*SHORT PROBLEM*
Exactly repeat the material, dropping only the pictures.

*GIVEN DATA*
* * * * * * * * *

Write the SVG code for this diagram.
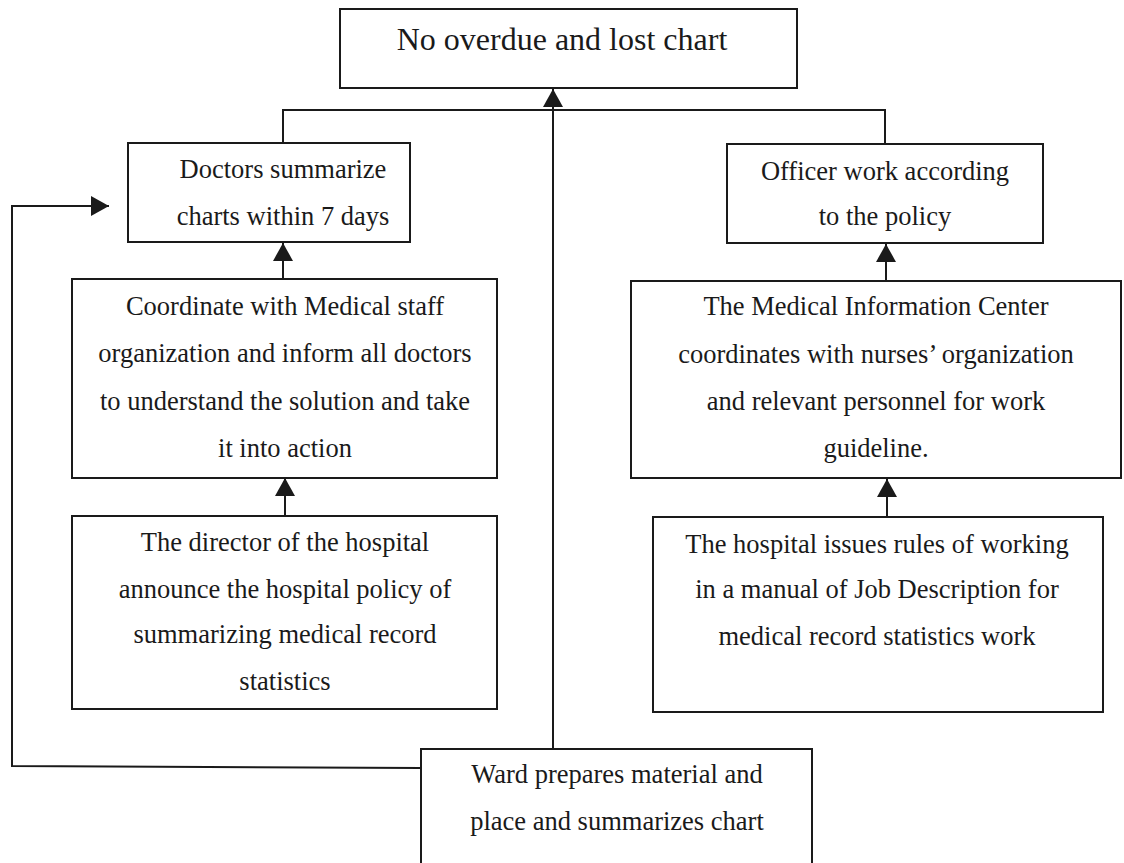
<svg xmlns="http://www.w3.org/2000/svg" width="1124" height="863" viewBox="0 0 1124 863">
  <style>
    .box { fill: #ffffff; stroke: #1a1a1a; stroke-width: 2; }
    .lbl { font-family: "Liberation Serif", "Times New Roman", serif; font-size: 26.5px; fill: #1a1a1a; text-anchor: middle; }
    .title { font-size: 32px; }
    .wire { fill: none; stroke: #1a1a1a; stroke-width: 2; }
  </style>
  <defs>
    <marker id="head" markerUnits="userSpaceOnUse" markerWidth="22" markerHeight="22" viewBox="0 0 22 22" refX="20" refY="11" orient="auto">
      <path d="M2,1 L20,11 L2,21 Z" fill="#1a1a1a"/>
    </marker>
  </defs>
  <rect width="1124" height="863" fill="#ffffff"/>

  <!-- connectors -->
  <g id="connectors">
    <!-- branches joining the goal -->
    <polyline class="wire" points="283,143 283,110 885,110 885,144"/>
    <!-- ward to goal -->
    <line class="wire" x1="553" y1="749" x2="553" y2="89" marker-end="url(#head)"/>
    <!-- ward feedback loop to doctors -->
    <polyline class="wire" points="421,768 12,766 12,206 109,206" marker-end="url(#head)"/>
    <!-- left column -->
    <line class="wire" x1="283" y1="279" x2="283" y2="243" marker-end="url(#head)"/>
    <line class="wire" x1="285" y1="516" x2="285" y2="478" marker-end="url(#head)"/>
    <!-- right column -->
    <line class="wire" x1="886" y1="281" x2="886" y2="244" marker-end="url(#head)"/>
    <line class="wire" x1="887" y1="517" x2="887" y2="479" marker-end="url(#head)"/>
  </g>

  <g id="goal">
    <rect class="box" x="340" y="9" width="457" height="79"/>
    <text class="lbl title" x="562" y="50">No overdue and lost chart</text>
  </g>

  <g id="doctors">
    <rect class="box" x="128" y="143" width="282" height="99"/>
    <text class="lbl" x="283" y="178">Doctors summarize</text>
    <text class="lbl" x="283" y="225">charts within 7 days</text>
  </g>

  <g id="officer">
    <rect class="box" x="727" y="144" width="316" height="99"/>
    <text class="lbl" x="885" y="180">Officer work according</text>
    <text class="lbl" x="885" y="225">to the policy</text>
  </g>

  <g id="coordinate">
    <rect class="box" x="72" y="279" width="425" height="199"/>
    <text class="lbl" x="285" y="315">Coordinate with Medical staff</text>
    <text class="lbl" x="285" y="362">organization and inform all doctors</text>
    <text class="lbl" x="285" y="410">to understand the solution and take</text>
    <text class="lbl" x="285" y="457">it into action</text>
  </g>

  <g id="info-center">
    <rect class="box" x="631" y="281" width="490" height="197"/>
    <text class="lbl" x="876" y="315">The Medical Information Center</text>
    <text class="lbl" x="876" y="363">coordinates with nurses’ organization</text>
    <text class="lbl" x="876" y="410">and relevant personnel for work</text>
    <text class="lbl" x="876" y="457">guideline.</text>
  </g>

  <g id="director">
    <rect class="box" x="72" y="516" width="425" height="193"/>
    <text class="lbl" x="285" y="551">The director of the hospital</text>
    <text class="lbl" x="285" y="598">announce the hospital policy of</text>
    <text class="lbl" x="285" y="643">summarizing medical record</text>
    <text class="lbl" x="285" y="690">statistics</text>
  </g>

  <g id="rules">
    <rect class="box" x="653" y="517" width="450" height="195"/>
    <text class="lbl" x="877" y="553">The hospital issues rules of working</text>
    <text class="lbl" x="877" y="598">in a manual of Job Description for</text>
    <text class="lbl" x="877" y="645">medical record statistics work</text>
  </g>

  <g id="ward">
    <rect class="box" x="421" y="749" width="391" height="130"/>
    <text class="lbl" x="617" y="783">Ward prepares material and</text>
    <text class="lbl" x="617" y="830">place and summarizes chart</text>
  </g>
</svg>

* * * * * * * * *

*EXERCISE SOLUTION*
Write the SVG code for this diagram.
<svg xmlns="http://www.w3.org/2000/svg" width="1124" height="863" viewBox="0 0 1124 863">
  <style>
    .box { fill: #ffffff; stroke: #1a1a1a; stroke-width: 2; }
    .lbl { font-family: "Liberation Serif", "Times New Roman", serif; font-size: 26.5px; fill: #1a1a1a; text-anchor: middle; }
    .title { font-size: 32px; }
    .wire { fill: none; stroke: #1a1a1a; stroke-width: 2; }
  </style>
  <defs>
    <marker id="head" markerUnits="userSpaceOnUse" markerWidth="22" markerHeight="22" viewBox="0 0 22 22" refX="20" refY="11" orient="auto">
      <path d="M2,1 L20,11 L2,21 Z" fill="#1a1a1a"/>
    </marker>
  </defs>
  <rect width="1124" height="863" fill="#ffffff"/>

  <!-- connectors -->
  <g id="connectors">
    <!-- branches joining the goal -->
    <polyline class="wire" points="283,143 283,110 885,110 885,144"/>
    <!-- ward to goal -->
    <line class="wire" x1="553" y1="749" x2="553" y2="89" marker-end="url(#head)"/>
    <!-- ward feedback loop to doctors -->
    <polyline class="wire" points="421,768 12,766 12,206 109,206" marker-end="url(#head)"/>
    <!-- left column -->
    <line class="wire" x1="283" y1="279" x2="283" y2="243" marker-end="url(#head)"/>
    <line class="wire" x1="285" y1="516" x2="285" y2="478" marker-end="url(#head)"/>
    <!-- right column -->
    <line class="wire" x1="886" y1="281" x2="886" y2="244" marker-end="url(#head)"/>
    <line class="wire" x1="887" y1="517" x2="887" y2="479" marker-end="url(#head)"/>
  </g>

  <g id="goal">
    <rect class="box" x="340" y="9" width="457" height="79"/>
    <text class="lbl title" x="562" y="50">No overdue and lost chart</text>
  </g>

  <g id="doctors">
    <rect class="box" x="128" y="143" width="282" height="99"/>
    <text class="lbl" x="283" y="178">Doctors summarize</text>
    <text class="lbl" x="283" y="225">charts within 7 days</text>
  </g>

  <g id="officer">
    <rect class="box" x="727" y="144" width="316" height="99"/>
    <text class="lbl" x="885" y="180">Officer work according</text>
    <text class="lbl" x="885" y="225">to the policy</text>
  </g>

  <g id="coordinate">
    <rect class="box" x="72" y="279" width="425" height="199"/>
    <text class="lbl" x="285" y="315">Coordinate with Medical staff</text>
    <text class="lbl" x="285" y="362">organization and inform all doctors</text>
    <text class="lbl" x="285" y="410">to understand the solution and take</text>
    <text class="lbl" x="285" y="457">it into action</text>
  </g>

  <g id="info-center">
    <rect class="box" x="631" y="281" width="490" height="197"/>
    <text class="lbl" x="876" y="315">The Medical Information Center</text>
    <text class="lbl" x="876" y="363">coordinates with nurses’ organization</text>
    <text class="lbl" x="876" y="410">and relevant personnel for work</text>
    <text class="lbl" x="876" y="457">guideline.</text>
  </g>

  <g id="director">
    <rect class="box" x="72" y="516" width="425" height="193"/>
    <text class="lbl" x="285" y="551">The director of the hospital</text>
    <text class="lbl" x="285" y="598">announce the hospital policy of</text>
    <text class="lbl" x="285" y="643">summarizing medical record</text>
    <text class="lbl" x="285" y="690">statistics</text>
  </g>

  <g id="rules">
    <rect class="box" x="653" y="517" width="450" height="195"/>
    <text class="lbl" x="877" y="553">The hospital issues rules of working</text>
    <text class="lbl" x="877" y="598">in a manual of Job Description for</text>
    <text class="lbl" x="877" y="645">medical record statistics work</text>
  </g>

  <g id="ward">
    <rect class="box" x="421" y="749" width="391" height="130"/>
    <text class="lbl" x="617" y="783">Ward prepares material and</text>
    <text class="lbl" x="617" y="830">place and summarizes chart</text>
  </g>
</svg>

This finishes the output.